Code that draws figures
# # # # #
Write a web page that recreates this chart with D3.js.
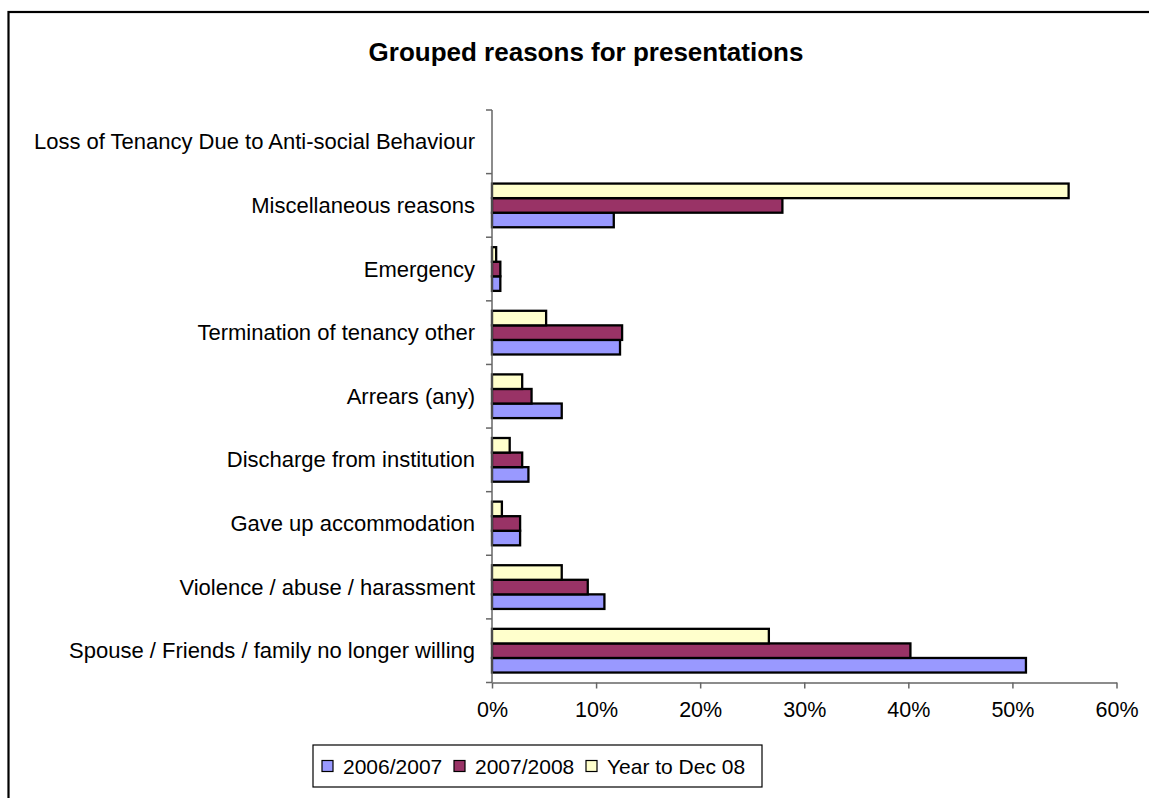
<!DOCTYPE html>
<html>
<head>
<meta charset="utf-8">
<script src="https://cdn.jsdelivr.net/npm/d3@7"></script>
<style>
  html, body { margin: 0; padding: 0; background: #fff; }
  svg { display: block; font-family: "Liberation Sans", Arial, sans-serif; }
</style>
</head>
<body>
<svg id="chart" width="1149" height="798"></svg>
<script>
// Reasons, listed top to bottom
const categories = [
  "Loss of Tenancy Due to Anti-social Behaviour",
  "Miscellaneous reasons",
  "Emergency",
  "Termination of tenancy other",
  "Arrears (any)",
  "Discharge from institution",
  "Gave up accommodation",
  "Violence / abuse / harassment",
  "Spouse / Friends / family no longer willing"
];

const seriesNames = ["2006/2007", "2007/2008", "Year to Dec 08"];

// Share of presentations (%) per reason
const values2006_07 = [0, 11.7, 0.8, 12.3, 6.7, 3.5, 2.7, 10.8, 51.3];
const values2007_08 = [0, 27.9, 0.8, 12.5, 3.8, 2.9, 2.7, 9.2, 40.2];
const valuesToDec08 = [0, 55.4, 0.4, 5.2, 2.9, 1.7, 0.95, 6.7, 26.6];

const xTicks = [0, 10, 20, 30, 40, 50, 60];

const colors = { "2006/2007": "#9999FF", "2007/2008": "#993366", "Year to Dec 08": "#FFFFCC" };

const seriesValues = {
  "2006/2007": values2006_07,
  "2007/2008": values2007_08,
  "Year to Dec 08": valuesToDec08
};

const svg = d3.select("#chart");

// Outer chart frame
svg.append("rect")
  .attr("x", 8.5).attr("y", 12)
  .attr("width", 1160).attr("height", 820)
  .attr("fill", "#fff").attr("stroke", "#000").attr("stroke-width", 2.2);

// Title
svg.append("text")
  .attr("x", 586).attr("y", 61)
  .attr("text-anchor", "middle")
  .attr("font-size", 26).attr("font-weight", "bold")
  .text("Grouped reasons for presentations");

const plot = { left: 492, right: 1116.5, top: 110, bottom: 682.5 };

const x = d3.scaleLinear().domain([0, 60]).range([plot.left, plot.right]);

const pad = 0.313;
const y = d3.scaleBand()
  .domain(categories)
  .range([plot.top, plot.bottom])
  .paddingInner(pad)
  .paddingOuter(pad / 2);

// Within a group the latest period sits on top
const ySub = d3.scaleBand()
  .domain(["Year to Dec 08", "2007/2008", "2006/2007"])
  .range([0, y.bandwidth()])
  .padding(0);

// Bars
const rows = categories.map((c, i) => ({
  category: c,
  items: seriesNames.map(s => ({ series: s, value: seriesValues[s][i] }))
}));

const groups = svg.append("g").selectAll("g")
  .data(rows)
  .join("g")
  .attr("transform", d => `translate(0,${y(d.category)})`);

groups.selectAll("rect")
  .data(d => d.items.filter(v => v.value > 0))
  .join("rect")
  .attr("x", x(0))
  .attr("y", d => ySub(d.series))
  .attr("width", d => x(d.value) - x(0))
  .attr("height", ySub.bandwidth())
  .attr("fill", d => colors[d.series])
  .attr("stroke", "#000")
  .attr("stroke-width", 2.3);

// Y axis: line, boundary ticks and category labels
const step = y.step();
const yAxis = svg.append("g");
yAxis.append("line")
  .attr("x1", plot.left).attr("x2", plot.left)
  .attr("y1", plot.top).attr("y2", plot.bottom)
  .attr("stroke", "#666").attr("stroke-width", 1.5);
yAxis.selectAll("line.tick")
  .data(d3.range(categories.length + 1))
  .join("line")
  .attr("class", "tick")
  .attr("x1", plot.left - 6).attr("x2", plot.left)
  .attr("y1", i => plot.top + i * step)
  .attr("y2", i => plot.top + i * step)
  .attr("stroke", "#666").attr("stroke-width", 1.5);
yAxis.selectAll("text")
  .data(categories)
  .join("text")
  .attr("x", 475)
  .attr("y", d => y(d) + y.bandwidth() / 2 + 7.5)
  .attr("text-anchor", "end")
  .attr("font-size", 22)
  .attr("fill", "#000")
  .text(d => d);

// X axis
const xAxis = svg.append("g")
  .attr("transform", `translate(0,${plot.bottom})`)
  .call(d3.axisBottom(x)
    .tickValues(xTicks)
    .tickFormat(d => d + "%")
    .tickSize(6)
    .tickSizeOuter(0)
    .tickPadding(13));
xAxis.select(".domain").attr("stroke", "#666").attr("stroke-width", 1.5);
xAxis.selectAll(".tick line").attr("stroke", "#666").attr("stroke-width", 1.5);
xAxis.selectAll(".tick text")
  .attr("font-size", 21.5)
  .attr("font-family", "Liberation Sans, Arial, sans-serif")
  .attr("fill", "#000");

// Legend
const legend = svg.append("g");
legend.append("rect")
  .attr("x", 313).attr("y", 745)
  .attr("width", 449).attr("height", 42)
  .attr("fill", "#fff").attr("stroke", "#000").attr("stroke-width", 1.2);

const legendX = { "2006/2007": 322, "2007/2008": 454, "Year to Dec 08": 586 };
const items = legend.selectAll("g")
  .data(seriesNames)
  .join("g")
  .attr("transform", d => `translate(${legendX[d]},766)`);
items.append("rect")
  .attr("x", 0).attr("y", -5.5)
  .attr("width", 11).attr("height", 11)
  .attr("fill", d => colors[d])
  .attr("stroke", "#000").attr("stroke-width", 1.2);
items.append("text")
  .attr("x", 21).attr("y", 7.5)
  .attr("font-size", 21)
  .text(d => d);
</script>
</body>
</html>
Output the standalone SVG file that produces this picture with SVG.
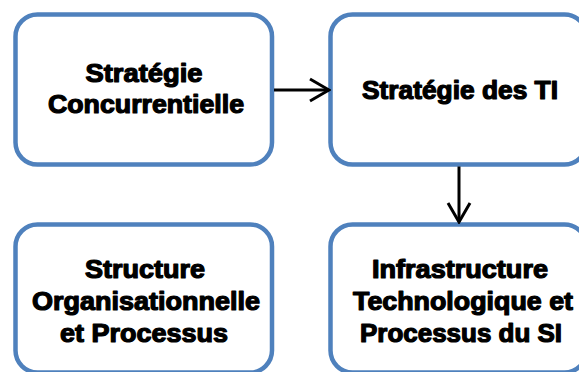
<svg xmlns="http://www.w3.org/2000/svg" width="579" height="372" viewBox="0 0 579 372">
<style>
.box{fill:#ffffff;stroke:#4f81bd;stroke-width:4.5}
.lbl{font-family:"Liberation Sans",Arial,sans-serif;font-weight:bold;font-size:25px;fill:#000;stroke:#000;stroke-width:1.2;stroke-linejoin:round;text-anchor:middle}
.conn{stroke:#000;stroke-width:3;fill:none}
</style>
<defs>
<marker id="arr" markerUnits="userSpaceOnUse" viewBox="-22 -14 24 28" markerWidth="24" markerHeight="28" refX="0" refY="0" orient="auto">
<path d="M-19,-11 L0,0 L-19,11" fill="none" stroke="#000" stroke-width="3"/>
</marker>
</defs>
<rect width="579" height="372" fill="#ffffff"/>
<g id="strategie-concurrentielle">
<rect class="box" x="15.5" y="14.5" width="256.5" height="150" rx="22"/>
<text class="lbl" x="144" y="82" textLength="117" lengthAdjust="spacingAndGlyphs">Stratégie</text>
<text class="lbl" x="146" y="113" textLength="196" lengthAdjust="spacingAndGlyphs">Concurrentielle</text>
</g>
<g id="strategie-ti">
<rect class="box" x="330.5" y="14.5" width="256" height="150" rx="22"/>
<text class="lbl" x="460" y="99" textLength="196" lengthAdjust="spacingAndGlyphs">Stratégie des TI</text>
</g>
<g id="structure-organisationnelle">
<rect class="box" x="15.5" y="224.5" width="256.5" height="148" rx="22"/>
<text class="lbl" x="145" y="278" textLength="120" lengthAdjust="spacingAndGlyphs">Structure</text>
<text class="lbl" x="146" y="310" textLength="228" lengthAdjust="spacingAndGlyphs">Organisationnelle</text>
<text class="lbl" x="144" y="342" textLength="168" lengthAdjust="spacingAndGlyphs">et Processus</text>
</g>
<g id="infrastructure-technologique">
<rect class="box" x="330.5" y="224.5" width="256" height="148" rx="22"/>
<text class="lbl" x="460" y="278" textLength="176" lengthAdjust="spacingAndGlyphs">Infrastructure</text>
<text class="lbl" x="463" y="310" textLength="220" lengthAdjust="spacingAndGlyphs">Technologique et</text>
<text class="lbl" x="461" y="342" textLength="202" lengthAdjust="spacingAndGlyphs">Processus du SI</text>
</g>
<g id="connectors">
<line class="conn" x1="274" y1="90" x2="329" y2="90" marker-end="url(#arr)"/>
<line class="conn" x1="459" y1="166.5" x2="459" y2="222" marker-end="url(#arr)"/>
</g>
</svg>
# # # # #
[Stated exercise] Copy down every line of the entries containing the word "this".

[Task result]
Write a web page that recreates this chart with D3.js.
Output the standalone SVG file that produces this picture with SVG.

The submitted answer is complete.